Monday 14 January 2008

Public-Private Partnership


The Key to Successful PPPs


Challenges in Public-Private Partnerships

PPPs have become a well-established tool to join forces between the public and the private sector. While worldwide experience shows a high success rate in large-scale development projects, a certain ratio of failures or less profitable ventures is inevitable.

The main driver for reaching the established objectives lies in assuring the right equilibrium between the public sector interests (usually low- or non-yield activities) and the benefits of the private sector (typically mid- or high-yield activities). By establishing a firm regulatory framework and an efficient monitoring scheme, these obstacles can be overcome.

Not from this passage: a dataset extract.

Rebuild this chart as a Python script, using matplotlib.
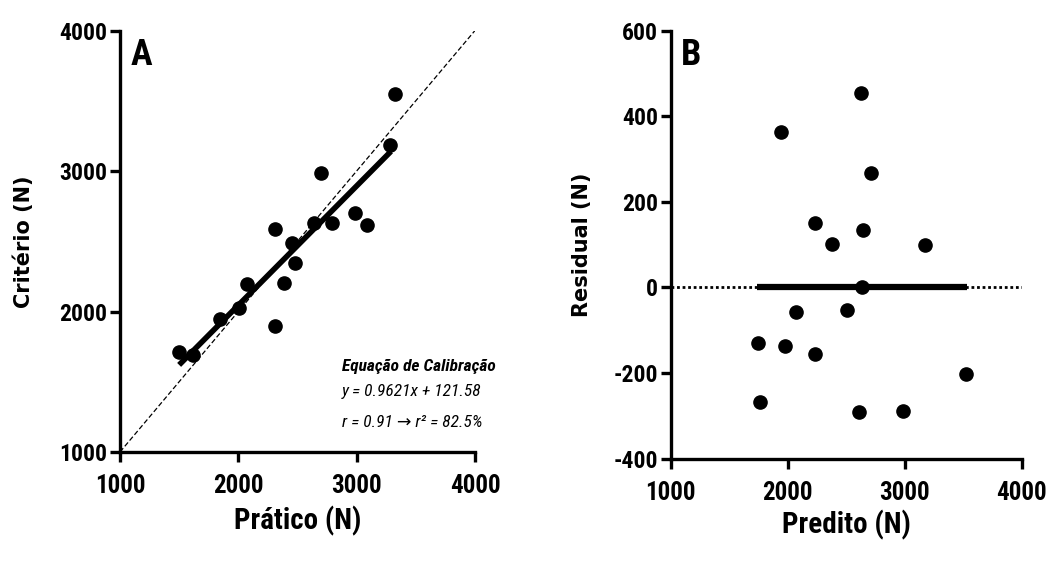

The need to clearly define tasks and strictly enforce responsibilities becomes a key factor especially in commodities of daily life such as power, transport, fresh water or solid waste. They are categorized as “public needs”, where the state-owned entities must retain a leading role in securing their availability and the affordability. By transferring too much decision-making power to the private partners, negative results in quality and quantity of the services often follows, especially in long-term investments like maintenance or new technologies.


Positive PPP experiences worldwide

England is considered the mother country of the PPP concept with a total of 700 projects at a volume of UK£53bn since 1993. Failures in the area of health care supply or the recent case of Metronet’s financial problems certainly show the risks of joint undertakings. However, it must be noted that around 75% of all PPP projects are realized within their planned time and budget frames – a figure three times higher than in conventional state projects.

When looking at the service sector, to which tourism and specifically waterfront developments can be counted, the success rate comes to even higher numbers. These projects fulfil some of the key criteria identified in best-practice examples worldwide: mutual private and public interest; pilot projects with multiplier effects; investment volume over US$50mn. Examples from various Middle East countries confirm the high level of market acceptance of the model: Saadiyat Island / Abu Dhabi; Dubailand / Dubai; The Wave Muscat / Oman; or Mina Al-Arab / Ras Al-Khaimah.


Key success factors

The PPP approach is a most promising when centred around growth sectors like tourism or real estate. Joint interests of the public and the private sector foster the financing and the development of partnership initiatives. Of utmost importance is a clear distribution of tasks and responsibilities, usually done on the basis of standard contractual agreements.

Especially in tourist and leisure developments, the knowledge of the market demand and the access to target groups are core competences of the private sector – and when partnered with the support from public institutions, the outcome is very likely to create economic benefits for all partners including the local population.